PROBLEM REQUIREMENTS
In the entries below, find every line with "matplotlib" and copy it.
====
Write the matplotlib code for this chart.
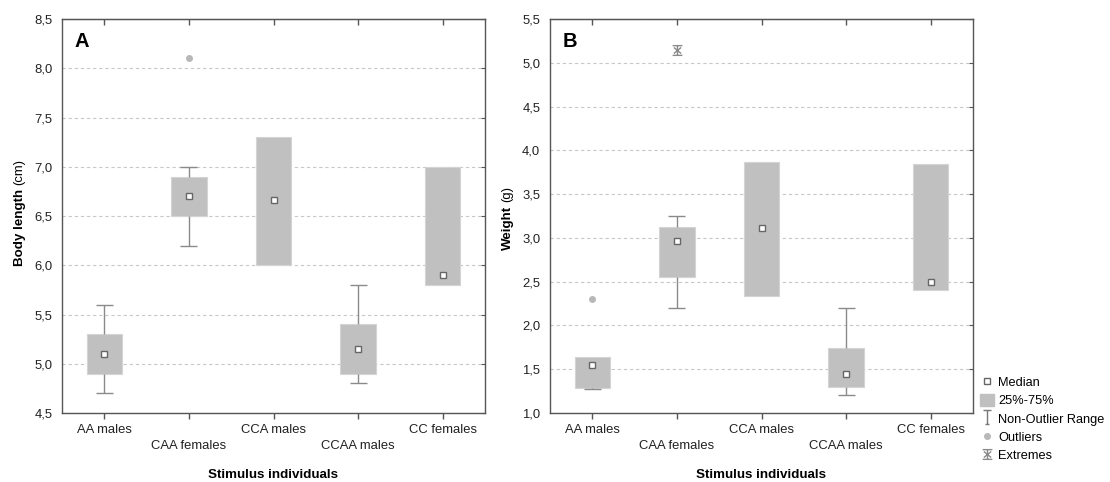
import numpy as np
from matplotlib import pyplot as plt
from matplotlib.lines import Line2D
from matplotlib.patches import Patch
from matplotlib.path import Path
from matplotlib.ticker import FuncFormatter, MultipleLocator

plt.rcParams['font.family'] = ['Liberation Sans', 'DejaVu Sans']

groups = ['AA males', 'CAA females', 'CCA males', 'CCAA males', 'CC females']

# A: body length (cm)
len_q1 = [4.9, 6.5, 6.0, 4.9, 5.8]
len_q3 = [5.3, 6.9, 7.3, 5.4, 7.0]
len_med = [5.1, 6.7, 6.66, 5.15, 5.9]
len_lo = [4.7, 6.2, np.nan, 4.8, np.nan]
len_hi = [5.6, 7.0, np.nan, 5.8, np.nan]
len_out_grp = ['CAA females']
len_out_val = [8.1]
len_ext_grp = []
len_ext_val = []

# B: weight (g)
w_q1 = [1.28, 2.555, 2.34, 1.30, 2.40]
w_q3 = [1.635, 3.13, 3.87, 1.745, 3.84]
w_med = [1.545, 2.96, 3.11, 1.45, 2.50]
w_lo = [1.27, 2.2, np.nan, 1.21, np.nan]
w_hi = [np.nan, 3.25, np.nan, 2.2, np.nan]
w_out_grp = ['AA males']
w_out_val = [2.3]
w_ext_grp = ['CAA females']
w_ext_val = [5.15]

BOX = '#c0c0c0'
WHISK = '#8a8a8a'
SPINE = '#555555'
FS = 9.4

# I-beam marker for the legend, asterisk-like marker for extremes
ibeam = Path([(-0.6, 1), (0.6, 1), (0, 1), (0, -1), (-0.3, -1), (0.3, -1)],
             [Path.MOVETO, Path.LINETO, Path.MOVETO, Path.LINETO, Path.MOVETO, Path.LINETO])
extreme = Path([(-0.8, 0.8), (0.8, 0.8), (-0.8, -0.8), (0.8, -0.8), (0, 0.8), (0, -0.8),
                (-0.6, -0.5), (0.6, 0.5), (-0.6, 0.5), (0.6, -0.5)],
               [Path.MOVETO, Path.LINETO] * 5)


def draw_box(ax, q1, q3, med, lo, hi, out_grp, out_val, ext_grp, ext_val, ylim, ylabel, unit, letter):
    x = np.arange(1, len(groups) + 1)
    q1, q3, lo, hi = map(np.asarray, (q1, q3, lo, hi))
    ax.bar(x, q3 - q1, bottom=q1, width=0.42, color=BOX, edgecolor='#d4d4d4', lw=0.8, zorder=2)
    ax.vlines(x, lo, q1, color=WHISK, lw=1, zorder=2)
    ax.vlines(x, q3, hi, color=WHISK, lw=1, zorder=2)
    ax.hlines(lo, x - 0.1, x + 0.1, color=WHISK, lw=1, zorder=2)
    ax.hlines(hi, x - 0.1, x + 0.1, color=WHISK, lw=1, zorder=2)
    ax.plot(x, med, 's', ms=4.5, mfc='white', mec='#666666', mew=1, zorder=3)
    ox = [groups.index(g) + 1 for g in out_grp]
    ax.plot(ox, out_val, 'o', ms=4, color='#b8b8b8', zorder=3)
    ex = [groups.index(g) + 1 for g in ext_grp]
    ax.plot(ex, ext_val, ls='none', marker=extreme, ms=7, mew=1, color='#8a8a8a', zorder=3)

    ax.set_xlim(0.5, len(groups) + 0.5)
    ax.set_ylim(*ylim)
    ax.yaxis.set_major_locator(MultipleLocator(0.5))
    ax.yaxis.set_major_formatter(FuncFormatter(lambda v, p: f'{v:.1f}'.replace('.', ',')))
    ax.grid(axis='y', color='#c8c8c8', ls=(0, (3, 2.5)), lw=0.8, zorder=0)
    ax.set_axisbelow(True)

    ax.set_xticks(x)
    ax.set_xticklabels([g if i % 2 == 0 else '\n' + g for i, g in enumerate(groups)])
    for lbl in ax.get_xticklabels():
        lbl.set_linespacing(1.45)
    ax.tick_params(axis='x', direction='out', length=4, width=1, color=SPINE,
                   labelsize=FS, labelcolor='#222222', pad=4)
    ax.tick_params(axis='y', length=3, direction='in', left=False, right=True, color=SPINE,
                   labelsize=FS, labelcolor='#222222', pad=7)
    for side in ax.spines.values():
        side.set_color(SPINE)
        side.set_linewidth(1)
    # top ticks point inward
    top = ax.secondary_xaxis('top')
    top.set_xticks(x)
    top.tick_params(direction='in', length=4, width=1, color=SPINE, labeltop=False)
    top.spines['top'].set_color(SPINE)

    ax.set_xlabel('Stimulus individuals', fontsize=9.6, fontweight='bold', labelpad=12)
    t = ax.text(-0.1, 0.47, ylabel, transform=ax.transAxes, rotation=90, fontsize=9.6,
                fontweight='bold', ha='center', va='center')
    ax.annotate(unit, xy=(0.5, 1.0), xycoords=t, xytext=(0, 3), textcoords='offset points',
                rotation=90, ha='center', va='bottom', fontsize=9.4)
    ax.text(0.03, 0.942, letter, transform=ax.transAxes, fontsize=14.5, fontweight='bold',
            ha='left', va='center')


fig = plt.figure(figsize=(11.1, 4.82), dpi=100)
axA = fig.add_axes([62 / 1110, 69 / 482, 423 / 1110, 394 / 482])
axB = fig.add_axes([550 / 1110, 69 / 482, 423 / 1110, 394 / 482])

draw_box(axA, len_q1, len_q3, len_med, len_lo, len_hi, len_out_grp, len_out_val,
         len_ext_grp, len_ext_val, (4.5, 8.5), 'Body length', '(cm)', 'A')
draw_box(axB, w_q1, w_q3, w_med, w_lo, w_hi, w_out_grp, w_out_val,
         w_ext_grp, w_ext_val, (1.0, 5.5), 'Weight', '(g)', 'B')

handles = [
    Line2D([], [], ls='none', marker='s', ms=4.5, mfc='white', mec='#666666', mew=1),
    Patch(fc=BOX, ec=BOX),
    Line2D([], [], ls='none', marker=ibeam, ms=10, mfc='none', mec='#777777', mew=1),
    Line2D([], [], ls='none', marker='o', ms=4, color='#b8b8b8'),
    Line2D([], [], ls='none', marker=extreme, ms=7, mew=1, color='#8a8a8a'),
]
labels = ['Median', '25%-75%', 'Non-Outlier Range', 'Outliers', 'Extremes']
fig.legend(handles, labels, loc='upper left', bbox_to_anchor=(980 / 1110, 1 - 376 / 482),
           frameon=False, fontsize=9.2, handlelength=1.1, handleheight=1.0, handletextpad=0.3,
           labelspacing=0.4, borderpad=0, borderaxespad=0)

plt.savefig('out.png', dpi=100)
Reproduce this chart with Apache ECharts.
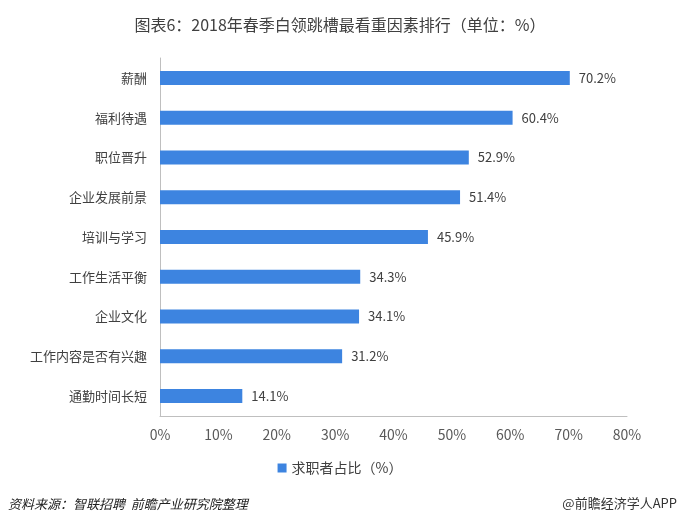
====
CORRECT RESPONSE
Write the matplotlib code for this chart.
from matplotlib import pyplot as plt
from matplotlib.lines import Line2D
from matplotlib.patches import Patch
from matplotlib.path import Path
from matplotlib.ticker import FuncFormatter, MultipleLocator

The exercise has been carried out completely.